Alexis Nungaray, grieving mother of 12-year-old Jocelyn Nungaray, allegedly slain by two Venezuelan men in the U.S. illegally, reached out to Trump, who had earlier left a message during her daughter’s funeral.

Jocelyn’s tragic death, discovered near her Houston home on June 17, has sparked renewed debate over immigration policies.

According to police reports, the suspects, Johan Jose Martinez Rangel, 22, and Franklin Jose Pena Ramos, 26, were previously detained but released pending court appearances.

During the debate, Trump seized on Jocelyn’s case, criticizing Biden’s immigration policies and accusing him of allowing violent criminals into the country.

“These killers are coming into our country and they are raping and killing women. And it’s a terrible thing,” Trump asserted, underscoring his anti-immigration platform.

Trump’s approach, reminiscent of his 2015 campaign tactics, focuses on portraying immigrants crossing the southern border as violent threats, particularly highlighting cases involving young women victimized by Hispanic assailants. Critics argue Trump’s rhetoric stokes xenophobia and racial animosity.

Despite studies showing no increased crime rates among immigrants compared to native-born Americans, Trump’s messaging resonates strongly with many voters, bolstered by conservative media and pro-Trump influencers.

The emotional impact of victims’ stories has become a cornerstone of Trump’s campaign strategy, echoing historical political ads like the “Willie Horton” campaign of 1988. This approach aims to underscore concerns about border security and public safety, contrasting sharply with Biden’s immigration policies.
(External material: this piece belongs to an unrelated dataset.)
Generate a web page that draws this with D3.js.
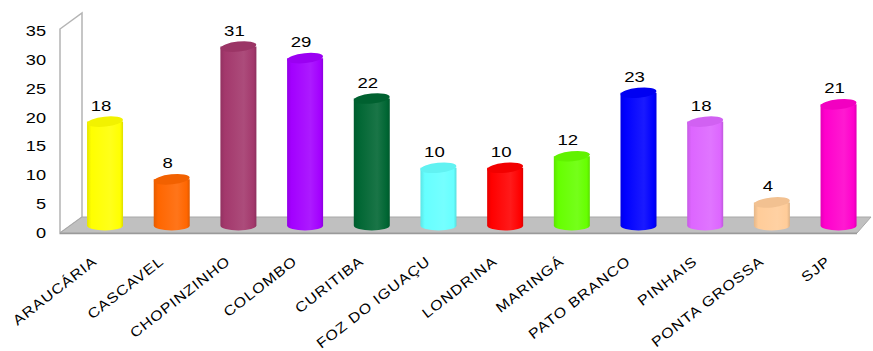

In response, Biden’s campaign has denounced Trump’s tactics as exploitative and divisive, accusing him of using tragedy for personal political gain. Meanwhile, Trump continues to champion victims’ families, emphasizing the need for tougher immigration enforcement to protect American citizens.

The upcoming election promises to intensify debates over immigration policy, with Trump’s narrative amplifying fears and tensions surrounding the issue.